Alejandro asked me to play some excerpts from pieces for alto flute so I did and that went pretty well. Then, the guest artist for the flauta de pico (recorder) talked about her instrument, which is a Paetzold bass recorder (either in C or F, I’m not sure). This instrument is amazing! It is played with a mouthpiece and has a wide variety of sound possibilities. In recent years, it has become attractive to contemporary composers because of its flexibility and the fact that it works very well with electronics. The sound is quite low and is usually amplified. Here is a picture:
And here is a link to a piece for Paetzold flutes and electronics:
Afterwards, Alejandro talked about and introduced the bass flute to the audience. I really like the bass flute and have played it before, but it definitely hurts my wrists after a short period of time–it’s pretty heavy!

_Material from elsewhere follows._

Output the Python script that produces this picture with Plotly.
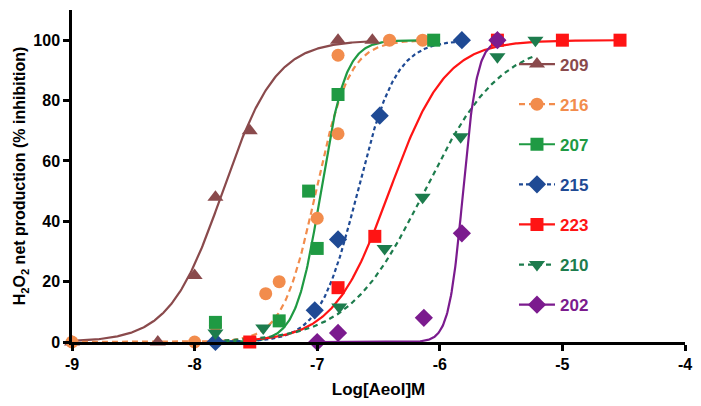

Then he introduced the contrabass flute–ridiculously cool. As you can imagine, it is quite low and also needs to be played with amplification in order to be heard. Solo literature does not really exist for this instrument, though pieces for contrabass flute and electronics can be found.
Finally, Alejandro demonstrated the glissando headjoint, invented by flutist and pedagogue Robert Dick. There is a portion of the headjoint that the flutist can slide while playing to alter the pitches higher or lower. Interestingly enough, it does not alter each pitch the same amount: some pitches can be altered about two whole steps in either direction while others can just be altered by about a step. I’m no physicist, but I’m pretty sure this has to do with the construction of the instrument and how much of the instrument is closed/opened depending on what keys are being pressed.